From Parade to War Zone

An American Legion Armistice anniversary parade down Tower Avenue, made up of Centralia and Chehalis veterans, Elks club members, Boy Scouts, nurses, Red Cross workers, the Salvation Army, Centralia citizens, and the Elks Club band, stopped for a moment in front of the IWW hall, located in the Roderick Hotel.  World War I veteran and newly elected leader of the Centralia Legion Post, Lieutenant Warren Grimm, who was leading the Centralia veterans, ordered his men to stop. A group of the veterans rushed the IWW hall. Shots rang out and Grimm was hit.

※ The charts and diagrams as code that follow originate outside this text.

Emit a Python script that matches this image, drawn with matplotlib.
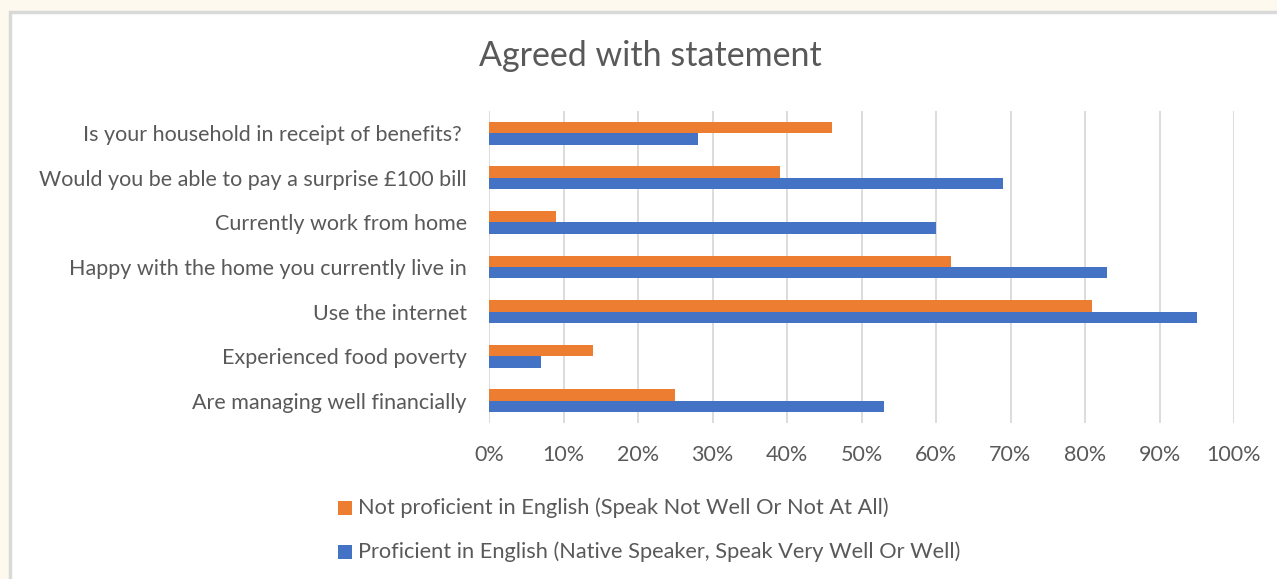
import numpy as np
import matplotlib.pyplot as plt
from matplotlib.patches import Rectangle
from matplotlib.ticker import PercentFormatter

plt.rcParams['font.family'] = ['Lato', 'DejaVu Sans']

# datos (de arriba hacia abajo)
categories = [
    "Is your household in receipt of benefits? ",
    "Would you be able to pay a surprise £100 bill",
    "Currently work from home",
    "Happy with the home you currently live in",
    "Use the internet",
    "Experienced food poverty",
    "Are managing well financially",
]
not_proficient = [46, 39, 9, 62, 81, 14, 25]
proficient = [28, 69, 60, 83, 95, 7, 53]
series_names = [
    "Not proficient in English (Speak Not Well Or Not At All)",
    "Proficient in English (Native Speaker, Speak Very Well Or Well)",
]

orange = '#ED7D31'
blue = '#4472C4'
text_col = '#595959'
grid_col = '#D9D9D9'

W, H = 1277, 579
fig = plt.figure(figsize=(W / 100, H / 100), dpi=100, facecolor='#FDF9EF')

# panel blanco del grafico
panel = Rectangle((10 / W, -0.2), 1.2, 1.2 - 12 / H, transform=fig.transFigure,
                  facecolor='white', edgecolor=grid_col, linewidth=2.5, zorder=-5)
fig.patches.append(panel)

ax = fig.add_axes([489 / W, 1 - 423 / H, (1234 - 489) / W, (423 - 111) / H])
ax.set_facecolor('none')
ax.set_zorder(5)

y = np.arange(len(categories))
h = 0.255
ax.barh(y - h / 2, not_proficient, height=h, color=orange, zorder=3)
ax.barh(y + h / 2, proficient, height=h, color=blue, zorder=3)

ax.set_ylim(len(categories) - 0.5, -0.5)
ax.set_xlim(0, 100)
ax.set_xticks(np.arange(0, 101, 10))
ax.xaxis.set_major_formatter(PercentFormatter(decimals=0))
ax.set_yticks(y)
ax.set_yticklabels(categories)
ax.tick_params(axis='both', length=0, labelsize=15.5, labelcolor=text_col)
ax.tick_params(axis='y', pad=16)
ax.tick_params(axis='x', pad=16)
ax.grid(axis='x', color=grid_col, linewidth=1.3, zorder=0)
for s in ax.spines.values():
    s.set_visible(False)

fig.text(650 / W, 1 - 56 / H, "Agreed with statement", ha='center', va='center',
         fontsize=24.5, color=text_col)

# leyenda
for i, (name, col) in enumerate(zip(series_names, [orange, blue])):
    yy = 1 - (508 + 44 * i) / H
    fig.add_artist(Rectangle((338 / W, yy - 7 / H), 14 / W, 14 / H,
                             transform=fig.transFigure, facecolor=col, edgecolor='none'))
    fig.text(358 / W, yy, name, ha='left', va='center', fontsize=15.7, color=text_col)

plt.savefig('out.png', dpi=100, facecolor=fig.get_facecolor())
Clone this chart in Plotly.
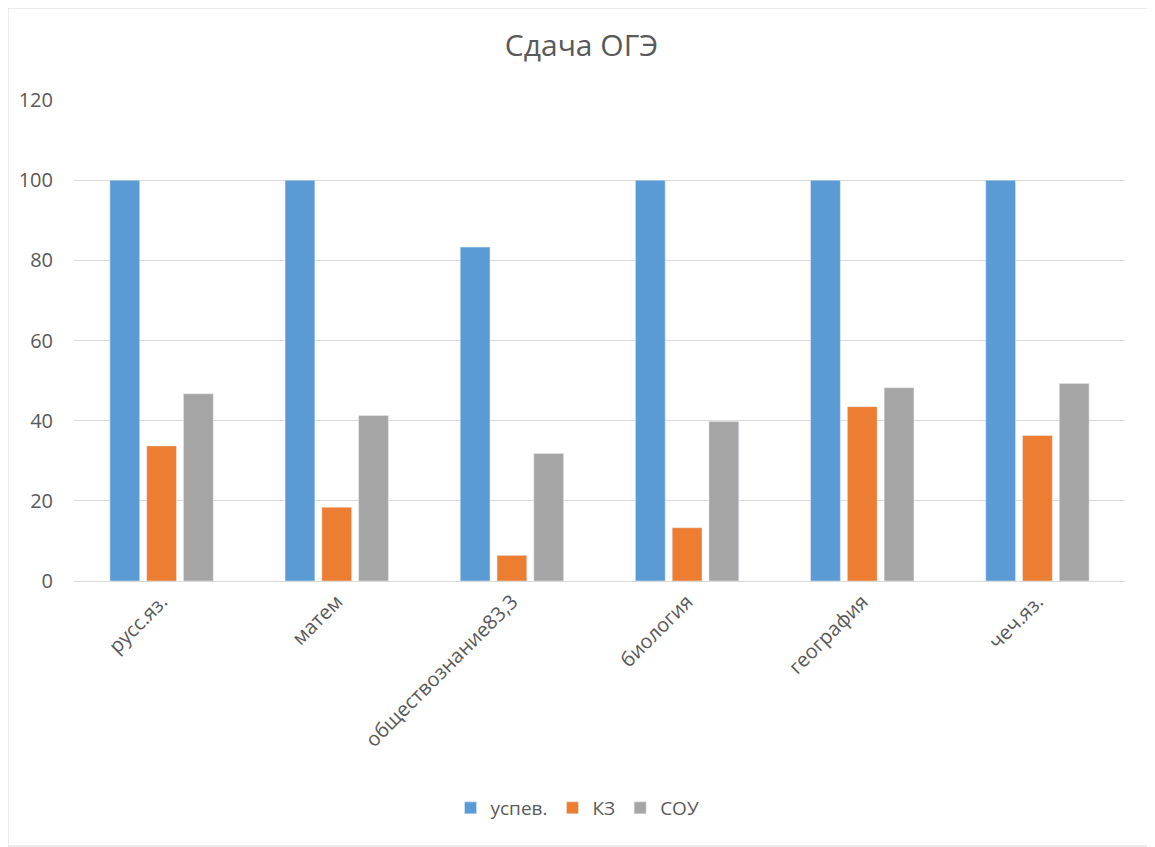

The IWW of Centralia had been warned that their hall would be raided, as many other IWW halls had been since the autumn of 1917, and so had discussed what to do about it. Elmer Smith, their lawyer, advised them they were entitled to defend their property. They decided to do so and members volunteered to take places around the hall -- in the Arnold rooming house, the Avalon Hotel, and on Seminary Hill -- where they would be in firing range of the attackers, although they didn’t expect the raid to happen during the parade.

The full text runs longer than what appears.